漱石は当時の文学に批判的だった。文学者は美的な文字だけではだめだ(鈴木三重吉あて書簡) 「死ぬか生きるか、命のやりとりをするような維新の志士のごとき烈しい精神で文学をやってみたい」といっていた。漱石の文学は「人間」「こころ」について深く探求する。『文学論』は失敗したが、「自己本位といふその時得た私の考えは依然としてつづいています」「その時確かに握った自己が主で、他は賓であるという信念は、今日の私に非常の自信と安心を与えてくれました」(四十八歳の時の『私の個人主義』より)
漱石に『道草』という小説がある。これは若い漱石夫婦の実像を描いたといわれる。これによって漱石夫婦の対立状況を、後に漱石が、作品「こころ」についての見方が深まった立場から夫婦の「こころ」を分析している。漱石は妻のヒステリーに悩んでいた。自我と自我の対立からストレスが最高潮に達してヒステリーがおこる。その夫婦の対立、互いの意志が相手に正しく伝わらないで対立を深めていく様子を漱石は『道草』に描く。妻の我と漱石の我の対立から不幸になっていく。お互いに自己の我には気がつかない様子が描かれる。そんな妻との生活に、漱石は明治四十年「僕の妻は何だか人間のような心持ちがしない」と鈴木三重吉あての書簡で嘆いている。その妻からの情報で妻の父も漱石を変人扱いし、漱石は妻の父とも対立を深める。
自我と自我との対立に悩みながら創作を続けていたが、大正四年『硝子戸の中』連載の頃、偉大なものに気がつく。『道草』に「金の力で支配出来ない真に偉大なものが彼の眼にはいって来るにはまだ大分間があった」と書いている。大正四年の『断片』に「大我」と「技巧」「絶対の境地」などの考察がある。偉大なものに気がついてから、自分の過去を振り返って書いたのが『道草』だ。
晩年の境地は「則天去私」という言葉で表現される。「不自然は自然には勝てないのである。技巧は天に負けるのである。策略として最も効力あるものが到底実行できないものだとすると、つまり策略は役に立たないといふ事になる。自然に任せて置くがいいといふ方針が最上だといふ事に帰着する。」(大正四年『断片』より)
無私(無我)にて動くとき、天,おおいなる自然の意志の働きが出る。『道草』夫婦のような我執の人と「則天去私」の人を対比させて書いたのが『明暗』だといわれるが、未完成であり、「則天去私」については十分書かれていない。「天に則り私を去る」という間はまだ思想である。「則天去私」という思想を持つというのではなく、行動そのものが「則天」であると同時に「去私」でなければならない。だから「則天は去私なり」という。

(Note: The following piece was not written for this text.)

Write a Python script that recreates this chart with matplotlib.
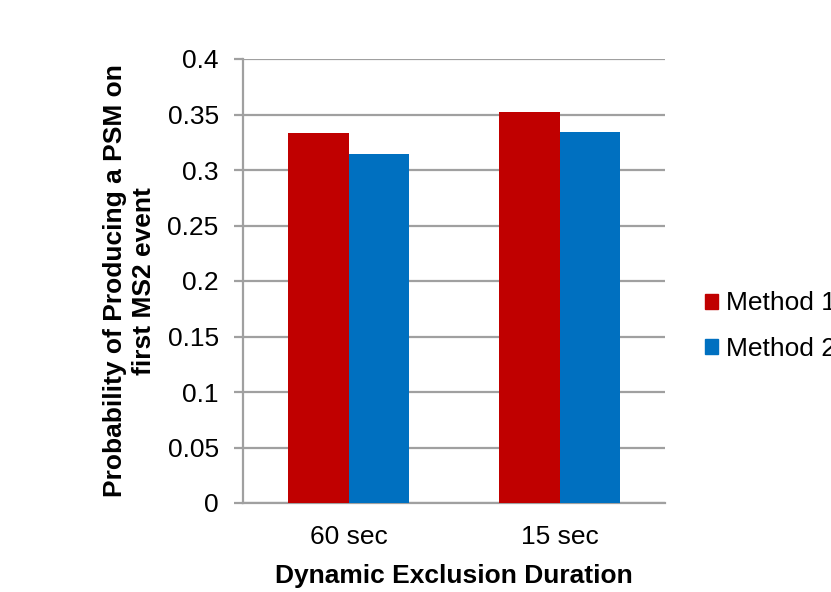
import numpy as np
import matplotlib.pyplot as plt
from matplotlib.patches import Patch

plt.rcParams['font.family'] = ['Liberation Sans', 'DejaVu Sans']

durations = ["60 sec", "15 sec"]
method1 = [0.333, 0.352]
method2 = [0.314, 0.334]
series_names = ["Method 1", "Method 2"]
yticks = [0, 0.05, 0.1, 0.15, 0.2, 0.25, 0.3, 0.35, 0.4]
ytick_labels = ["0", "0.05", "0.1", "0.15", "0.2", "0.25", "0.3", "0.35", "0.4"]

RED = "#C00000"
BLUE = "#0070C0"
GRID = "#A0A0A0"

fig = plt.figure(figsize=(8.31, 5.92), dpi=100)
ax = fig.add_axes([243 / 831, 1 - 503 / 592, 422 / 831, 444 / 592])

x = np.arange(len(durations))
width = 0.285
ax.bar(x - width / 2, method1, width, color=RED, zorder=3)
ax.bar(x + width / 2, method2, width, color=BLUE, zorder=3)

ax.set_xlim(-0.5, 1.5)
ax.set_ylim(0, 0.4)
ax.set_yticks(yticks)
ax.set_yticklabels(ytick_labels)
ax.set_xticks(x)
ax.set_xticklabels(durations)

ax.yaxis.grid(True, color=GRID, linewidth=1.6, zorder=0)
for side in ("top", "right"):
    ax.spines[side].set_visible(False)
ax.spines["bottom"].set_color(GRID)
ax.spines["bottom"].set_linewidth(1.6)
ax.spines["left"].set_color(GRID)
ax.spines["left"].set_linewidth(1.6)

ax.tick_params(axis="y", labelsize=19, length=6.5, width=1.6, color=GRID, pad=11)
ax.tick_params(axis="x", labelsize=19, length=0, pad=16)

ax.set_xlabel("Dynamic Exclusion Duration", fontsize=19, fontweight="bold", labelpad=11)
ax.set_ylabel("Probability of Producing a PSM on\nfirst MS2 event", fontsize=19,
              fontweight="bold", labelpad=8, linespacing=1.3)

handles = [Patch(color=RED), Patch(color=BLUE)]
fig.legend(handles, series_names, loc="center left", bbox_to_anchor=(705 / 831, 1 - 326 / 592),
           frameon=False, fontsize=19, handlelength=0.5, handleheight=0.5,
           handletextpad=0.3, labelspacing=0.8, borderpad=0, borderaxespad=0)

fig.savefig("out.png", dpi=100)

漱石が死の直前に作った漢詩に、禅僧批判の漢詩(大正5年9月23日)がある。形だけの仏法で、それが生活に活かされていないことを批判したものだ。また「志なりがたし」という漢詩(同11月19日)もある。漱石は思想として「則天去私」という境地に気がついたが、体得できなければ活かされないとし、「体得」を志す。
思想は体現まで至らなければ他人本位のまねごとであり、それは学者や僧侶などの不誠実さと同じだという。『道草』には、「その域に達する」という言葉があり、漱石を慕ってたずねてきた禅僧あての書簡には「字がまずくても道を体得すればその方がどの位いいか」と書いている。漱石は「こころ」を探求し、晩年にして「体得」せねばならぬと志しながら、ついに中途で亡くなった。
以下は参考メモ。『草枕』は明治39年の執筆、『吾輩は猫である』はまだ続行中であり、『坊っちゃん』を「ホトトギス」に発表した年。『草枕』が本になったのは明治41年9月、その間に『坑夫』『夢十夜』『虞美人草』も書いている。漱石の文学の立脚点を解読するには最も重要な時期。漱石が『猫』や『坊っちゃん』の傍らで、どうして韜晦趣味ともいえる『草枕』が綴れたのか不思議だが、この二作は「深淵」の上に浮いている楼閣のような作品。そこに登場する「余」は旅の画工のようにみえる。
その画工がふと考える。「山路を登りながら、こう考えた。智に働けば角が立つ。情に棹させば流される。意地を通せば窮屈だ。とかくに人の世は住みにくい」、有名な冒頭の文句。智も情も意地も結構だが、このあと、「人の世が住みにくいからとて、越す国はあるまい」「どこへ越しても住みにくいと悟った時、詩が生まれ、画が出来る」と続く。さらに「住みにくき世から、住みにくき煩いを引き抜いて、得難い世界をまのあたりに写すのが詩であり画である。あるいは音楽と彫刻である」という。これは芸術至上主義のような宣言だ。『草枕』は憐憫を最後のひとつまみにパッと散らしたが、全体を流れるのは「人情に対する非人情」がもたらす無常の美というもので、そのために繰り出す俳諧や茶碗や山水の例の挙げ方が面白い。主人公は漱石自身であり、「余」といって語る。「余」はときどき俳句を捻る。那古井近くに来て最初に茶店に入るが、やっと出てきた婆さんの顔が宝生の「高砂」で見た媼の面か長澤蘆雪の山姥のようで余計なサービスをしない。「ここらが非人情で面白い」と思う。婆さんに胡麻ねじと微塵棒をもってこさせ、刳り抜きの盆から茶碗をとり、余はなんだか気分がよくなってくる。そこで一句を読む「春風や惟然が耳に馬の鈴」と。やがて夜になって那古井の宿に泊まると、そこの対応が貧しいが、その貧しさが草双紙のようで面白い。竹が騒がしくて寝付けないままに暗闇のなかに欄間を見ると、「竹影払階塵不動」(竹影、階を払って塵動かず)の朱塗の縁をとった書が見える。横に目を凝らすと若冲の鶏がいる。複製の商品だ。そのうち寝入って雅俗混淆の夢を見る。「思ひ切つて更け行く春の独りかな」「うた折々月下の春ををちこちす」。夢うつつを逍遥していると、唐紙がすうと開いて、まぼろしのごとく女の影がふうと現れた。仙女の波をわたるかのような女の髪は銀杏返し、白い襟、帯は黒繻子の片側だけ、こんな具合に、『草枕』はしだいに雅趣と奇趣を求めた話になっていく。
「猫」「坊っちゃん」のソフィスティケーションの奥の奥には『草枕』の俳諧漢文めいた「深淵」がある。同時期に書いた異様な『夢十夜』こそは、『草枕』と重ねて漱石の最も深い部分とみるべきもの。『草枕』は、漱石も本当のところはこんなふうに暮らしていたかったという原郷をしたためたのかもしれない。漱石自身も「こんな小説は天地開闢以来類のないものです」「この種の小説は未だ西洋にもない。日本には無論ない。それが日本に出来るとすれば、先ず、小説界に於ける新しい運動が、日本から起つたといへるのだ」といっている。たしかに『草枕』は前代未聞の様式文芸であり、のちには「俳句的小説」ともいわれているようだ。